Step 2: Prepare Sample Data

Create data/users.csv:

id,name,email,created_at
1,Alice,alice@example.com,2024-01-15
2,Bob,,2024-02-20
3,Charlie,charlie@example.COM,2024-03-10

Step 3: Build, Validate, and Run

# Validate your flow definition
qarion-etl validate-config

# Build datasets and migrations
qarion-etl build

# Run the flow
qarion-etl trigger --flow-id example_standard --batch-id 1

Step 4: Check for Optimizations

qarion-etl suggest-optimizations --flow-id example_standard

Tutorial 5: Data Quality — Freshness and Quality Checks

Set up quality checks with alerting for a data table.

Step 1: Define Quality Check Flow

Create flows/user_quality.toml:

id = "user_quality"
name = "User Data Quality"
flow_type = "quality_check"

[input]
columns = ["id", "email", "age", "updated_at"]
primary_key = "id"

[properties]
source_table = "users"

[[properties.checks]]
id = "email_complete"
type = "completeness"
columns = ["email"]
severity = "error"

[[properties.checks]]
id = "data_freshness"
type = "freshness"
columns = ["updated_at"]
severity = "warning"
[properties.checks.config]
timestamp_column = "updated_at"
max_age_hours = 24

Step 2: Run Quality Checks with Alerting

# Run the quality suite
qarion-etl run-quality-checks --suite-id user_quality --alert-channel log

# Schedule recurring checks (runs every 6 hours)
qarion-etl schedule-quality-check \
--suite-id user_quality \
--cron "0 */6 * * *" \
--alert-channel file \
--alert-file quality_alerts.jsonl

Tutorial 6: Multi-Engine — Same Flow, Different Engines

Run the same flow on SQLite and then DuckDB to compare engines.

Step 1: Create a Flow

Use the same standard flow from Tutorial 4.
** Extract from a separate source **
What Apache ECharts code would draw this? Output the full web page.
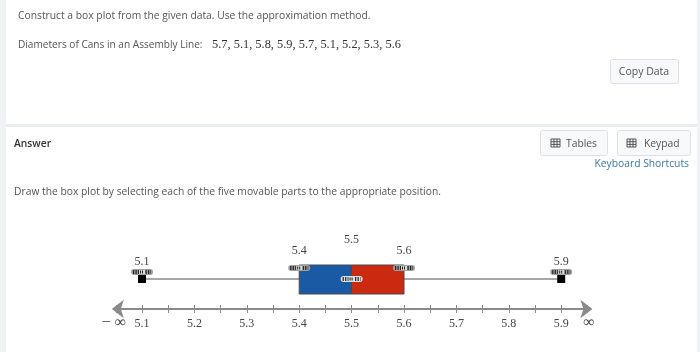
<!DOCTYPE html>
<html>
<head>
<meta charset="utf-8">
<title>Box plot</title>
<style>
html,body{margin:0;padding:0;background:#fff;}
#chart{width:700px;height:352px;}
</style>
<script src="https://cdn.jsdelivr.net/npm/echarts@6/dist/echarts.min.js"></script>
</head>
<body>
<div id="chart"></div>
<script>
// five number summary: min, q1, median, q3, max
var fiveNumber = [5.1, 5.4, 5.5, 5.6, 5.9];
var tickLabels = ['5.1', '5.2', '5.3', '5.4', '5.5', '5.6', '5.7', '5.8', '5.9'];
var valueLabels = ['5.1', '5.4', '5.5', '5.6', '5.9'];
var questionText = 'Construct a box plot from the given data. Use the approximation method.';
var dataLabel = 'Diameters of Cans in an Assembly Line:';
var dataValues = '5.7, 5.1, 5.8, 5.9, 5.7, 5.1, 5.2, 5.3, 5.6';
var answerText = 'Draw the box plot by selecting each of the five movable parts to the appropriate position.';

var uiFont = '"Open Sans", sans-serif';
var serifFont = '"Liberation Serif", serif';

// pill shaped drag handle
function handle(cx, cy, light) {
    return [
        { type: 'rect', shape: { x: cx - 11, y: cy - 3, width: 22, height: 6, r: 3 }, style: { fill: light ? '#e0e0e0' : '#a0a0a0' } },
        { type: 'line', shape: { x1: cx - 9, y1: cy, x2: cx + 9, y2: cy }, style: { stroke: '#222', lineWidth: 4, lineDash: [1.2, 1.3] } },
        { type: 'rect', shape: { x: cx - 3, y: cy - 2, width: 6, height: 4 }, style: { fill: '#ddd' } },
        { type: 'line', shape: { x1: cx - 2, y1: cy, x2: cx + 2, y2: cy }, style: { stroke: '#222', lineWidth: 3, lineDash: [1, 1] } }
    ];
}

function renderBox(params, api) {
    var base = api.coord([fiveNumber[0], 0])[1];
    var xs = fiveNumber.map(function (v) { return api.coord([v, 0])[0]; });
    var midY = base - 30, boxTop = base - 44, boxBottom = base - 15;
    var labelY = [base - 47, base - 58, base - 69, base - 58, base - 47];
    var kids = [
        { type: 'line', shape: { x1: xs[0], y1: midY, x2: xs[4], y2: midY }, style: { stroke: '#8a8a8a', lineWidth: 1.5 } },
        { type: 'rect', shape: { x: xs[1], y: boxTop, width: xs[2] - xs[1], height: boxBottom - boxTop }, style: { fill: '#1a5aa4', stroke: '#4a4a4a', lineWidth: 1 } },
        { type: 'rect', shape: { x: xs[2], y: boxTop, width: xs[3] - xs[2], height: boxBottom - boxTop }, style: { fill: '#cc2a10', stroke: '#4a4a4a', lineWidth: 1 } },
        { type: 'rect', shape: { x: xs[0] - 4, y: midY - 4, width: 8, height: 8 }, style: { fill: '#000' } },
        { type: 'rect', shape: { x: xs[4] - 4, y: midY - 4, width: 8, height: 8 }, style: { fill: '#000' } }
    ];
    kids = kids.concat(handle(xs[0], midY - 7), handle(xs[4], midY - 7));
    kids = kids.concat(handle(xs[1], boxTop + 3), handle(xs[3], boxTop + 3), handle(xs[2], midY, true));
    xs.forEach(function (x, i) {
        kids.push({
            type: 'text',
            style: { x: x, y: labelY[i], text: valueLabels[i], fill: '#444', font: '12px ' + serifFont, textAlign: 'center', textVerticalAlign: 'middle' }
        });
    });
    return { type: 'group', children: kids };
}

function uiText(x, y, text, size, color, extra) {
    var t = { type: 'text', x: x, y: y, silent: true, style: { text: text, fill: color, font: size + 'px ' + uiFont, textVerticalAlign: 'middle' } };
    if (extra) { for (var k in extra) { t.style[k] = extra[k]; } }
    return t;
}

function button(x, y, w, h) {
    return { type: 'rect', silent: true, shape: { x: x + 0.5, y: y + 0.5, width: w, height: h, r: 2 }, style: { fill: '#f8f9fb', stroke: '#dde1e6', lineWidth: 1 } };
}

function gridIcon(x, y) {
    var parts = [{ type: 'rect', shape: { x: x, y: y, width: 9, height: 8 }, style: { fill: 'none', stroke: '#555', lineWidth: 1 } }];
    [2.7, 5.4].forEach(function (d) {
        parts.push({ type: 'line', shape: { x1: x, y1: y + d, x2: x + 9, y2: y + d }, style: { stroke: '#555', lineWidth: 1 } });
    });
    [3, 6].forEach(function (d) {
        parts.push({ type: 'line', shape: { x1: x + d, y1: y, x2: x + d, y2: y + 8 }, style: { stroke: '#555', lineWidth: 1 } });
    });
    return { type: 'group', silent: true, children: parts };
}

var graphics = [
    { type: 'rect', silent: true, shape: { x: 0, y: 0, width: 6, height: 352 }, style: { fill: '#eef3f8' } },
    { type: 'rect', silent: true, shape: { x: 697, y: 0, width: 3, height: 352 }, style: { fill: '#eef3f8' } },
    { type: 'rect', silent: true, shape: { x: 6, y: 124, width: 691, height: 3 }, style: { fill: '#e9edf0' } },
    uiText(18, 16, questionText, 10.3, '#555'),
    uiText(18, 45, dataLabel, 10.1, '#555'),
    { type: 'text', x: 212, y: 45, silent: true, style: { text: dataValues, fill: '#333', font: '12.4px ' + serifFont, textVerticalAlign: 'middle' } },
    uiText(14, 144, 'Answer', 10.3, '#333', { font: '600 10.3px ' + uiFont }),
    uiText(14, 192, answerText, 10.3, '#555'),
    button(610, 59, 68, 24),
    uiText(644, 72, 'Copy Data', 10.5, '#555', { textAlign: 'center' }),
    button(540, 130, 67, 25),
    gridIcon(551, 139),
    uiText(566, 144, 'Tables', 10.3, '#555'),
    button(617, 130, 73, 25),
    gridIcon(627, 139),
    uiText(644, 144, 'Keypad', 10.3, '#555'),
    uiText(689, 164, 'Keyboard Shortcuts', 10.3, '#3b77a8', { textAlign: 'right' }),
    { type: 'text', x: 114, y: 323, silent: true, style: { text: '\u2212 \u221e', fill: '#444', font: '16px ' + serifFont, textAlign: 'center', textVerticalAlign: 'middle' } },
    { type: 'text', x: 589, y: 323, silent: true, style: { text: '\u221e', fill: '#444', font: '16px ' + serifFont, textAlign: 'center', textVerticalAlign: 'middle' } }
];

var myCharts = echarts.init(document.getElementById('chart'));
myCharts.setOption({
    animation: false,
    backgroundColor: '#fff',
    graphic: graphics,
    grid: { left: 115.8, right: 112.6, top: 230, height: 79 },
    xAxis: [{
        type: 'value',
        min: 5.05,
        max: 5.95,
        interval: 0.05,
        position: 'bottom',
        splitLine: { show: false },
        axisLine: { onZero: false, symbol: ['arrow', 'arrow'], symbolSize: [14, 12], symbolOffset: [-4, 5], lineStyle: { color: '#8a8a8a', width: 2 } },
        axisTick: { length: 4, lineStyle: { color: '#8a8a8a' } },
        axisLabel: {
            margin: 9,
            color: '#444',
            fontFamily: serifFont,
            fontSize: 12,
            showMinLabel: true,
            showMaxLabel: true,
            hideOverlap: false,
            formatter: function (v) {
                // ticks every 0.05, only the tenths carry a label
                var s = v.toFixed(2);
                return s.charAt(3) === '0' && tickLabels.indexOf(s.slice(0, 3)) >= 0 ? s.slice(0, 3) : '';
            }
        }
    }, {
        // second axis only for the upper half of each tick
        type: 'value',
        min: 5.05,
        max: 5.95,
        interval: 0.05,
        position: 'bottom',
        splitLine: { show: false },
        axisLine: { show: false },
        axisLabel: { show: false },
        axisTick: { inside: true, length: 4, lineStyle: { color: '#8a8a8a' } }
    }],
    yAxis: { type: 'value', min: 0, max: 79, show: false },
    series: [{
        type: 'custom',
        silent: true,
        clip: false,
        renderItem: renderBox,
        data: fiveNumber.map(function (v) { return [v, 0]; }).slice(0, 1)
    }]
});
</script>
</body>
</html>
Step 2: Run on SQLite (Default)

# qarion.toml already defaults to SQLite
qarion-etl trigger --flow-id example_standard --batch-id 1

Step 3: Switch to DuckDB

Edit qarion.toml:

[engine]
type = "duckdb"
path = "data/warehouse.db"

Step 4: Run the Same Flow on DuckDB

qarion-etl trigger --flow-id example_standard --batch-id 1

Both runs produce the same result — the flow definition is engine-agnostic.